KEEMPAT, mengapa komisioner KPAI yang setiap bulannya lahap makan uang rakyat, begitu bodoh dan sembrono dalam mengambil keputusan tanpa mempertimbangkan dampaknya bagi nasib jutaan anak Indonesia yang bermimpi menjadi atlet bulutangkis ?

Pertanyaan yang sama ingin saya sampaikan kepada Menteri Negeri Urusan Perempuan dan Perlindungan Anak, Seto Mulyadi dan Yayasan Lembaga Konsumen Indonesia (YLKI) yang memakai kacamata kuda dalam mendukung keputusan brutal dari KPAI. Di mata saya mereka semua seolah bersikap seperti dewa mabuk yang mengeksploitasi isu anak untuk mencari panggung dan sensasi.

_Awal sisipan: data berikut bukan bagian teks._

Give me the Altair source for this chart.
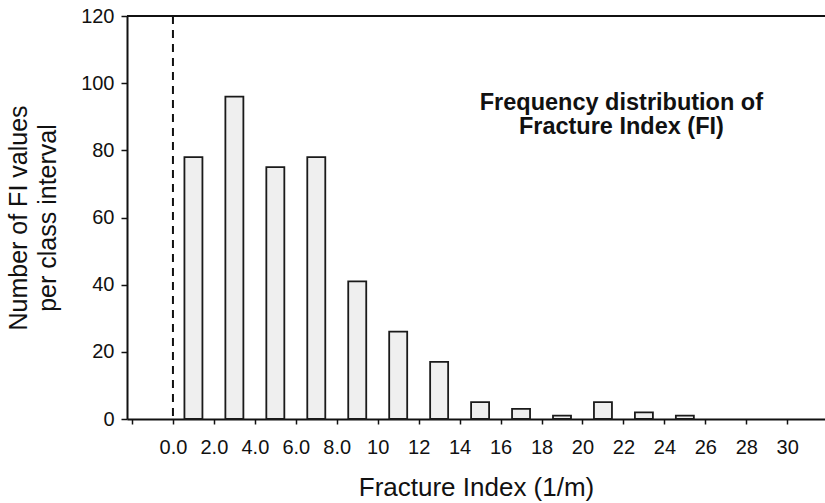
import altair as alt
import pandas as pd

# ---- data ----
bin_centers = [1, 3, 5, 7, 9, 11, 13, 15, 17, 19, 21, 23, 25]
counts = [78, 96, 75, 78, 41, 26, 17, 5, 3, 1, 5, 2, 1]
x_tick_values = [-2, 0, 2, 4, 6, 8, 10, 12, 14, 16, 18, 20, 22, 24, 26, 28, 30]
y_tick_values = [0, 20, 40, 60, 80, 100, 120]
x_title = "Fracture Index (1/m)"
y_title_lines = ["Number of FI values", "per class interval"]
note_lines = ["Frequency distribution of", "Fracture Index (FI)"]

FONT = "Liberation Sans"

bars_df = pd.DataFrame({"fi": bin_centers, "count": counts})
zero_df = pd.DataFrame({"fi": [0]})
top_df = pd.DataFrame({"count": [max(y_tick_values)]})
note_df = pd.DataFrame({"fi": [21.9], "count": [91.9]})

x_scale = alt.Scale(domain=[-2, 31.6], nice=False, zero=False)
y_scale = alt.Scale(domain=[0, 120], nice=False, zero=True)

x_axis = alt.Axis(
    values=x_tick_values,
    labelExpr="datum.value < 0 ? '' : (datum.value < 10 ? format(datum.value, '.1f') : format(datum.value, 'd'))",
    title=x_title,
    grid=False,
    tickSize=5,
    labelPadding=13,
    titlePadding=17,
    labelFlush=False,
    labelOverlap=False,
    labelFont=FONT,
    labelFontSize=20,
    titleFont=FONT,
    titleFontSize=26,
)
y_axis = alt.Axis(
    values=y_tick_values,
    title=y_title_lines,
    grid=False,
    tickSize=6,
    labelPadding=7,
    titlePadding=20,
    labelFont=FONT,
    labelFontSize=20,
    titleFont=FONT,
    titleFontSize=25,
    titleLineHeight=29,
)

bars = alt.Chart(bars_df).mark_bar(
    size=18, fill="#efefef", stroke="#1a1a1a", strokeWidth=1.8
).encode(
    x=alt.X("fi:Q", scale=x_scale, axis=x_axis),
    y=alt.Y("count:Q", scale=y_scale, axis=y_axis),
)

zero_line = alt.Chart(zero_df).mark_rule(
    color="#111111", strokeWidth=2, strokeDash=[8, 6]
).encode(x=alt.X("fi:Q", scale=x_scale))

top_line = alt.Chart(top_df).mark_rule(
    color="#111111", strokeWidth=2
).encode(y=alt.Y("count:Q", scale=y_scale))

note = alt.Chart(note_df).mark_text(
    text=note_lines,
    font=FONT,
    fontSize=23.5,
    fontWeight="bold",
    align="center",
    baseline="alphabetic",
    lineHeight=24,
    color="#111111",
).encode(
    x=alt.X("fi:Q", scale=x_scale),
    y=alt.Y("count:Q", scale=y_scale),
)

chart = alt.layer(top_line, zero_line, bars, note).properties(
    width=698,
    height=403,
    autosize=alt.AutoSizeParams(type="none"),
    padding={"left": 127, "top": 16, "right": 0, "bottom": 84},
    background="white",
).configure_view(
    stroke=None
).configure_axis(
    labelFont=FONT,
    titleFont=FONT,
    titleFontWeight="normal",
    labelColor="#111111",
    titleColor="#111111",
    domainColor="#111111",
    tickColor="#111111",
    domainWidth=2,
    tickWidth=1.5,
)

chart.save("out.html", embed_options={"renderer": "svg", "actions": False})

Saya sebenarnya berharap Ketua Umum Persatuan Bulutangkis Seluruh Indonesia (PBSI), Wiranto bersikap tegas tentang polemik ini. Tapi ternyata yang keluar tetap "khas Wiranto", hanya pernyataan normatif tanpa solusi. Preeeettt lah

Sekarang saya ingin juga melakukan hal yang sama dengan apa yang telah dilakukan KPAI terhadap PB Djarum. Melakukan survei tentang persepsi masyarakat saat melihat wajah-wajah para komisioner KPAI.

Apa persepsi Anda, begitu melihat tampang para komisioner KPAI saat ini ?

Seperti kelompok orang pendukung khilafah yang saat kampanye Pilpres 2019 kemaren gencar menyerang Jokowi. Itu persepsi saya. Persepsi orang bebas, kan?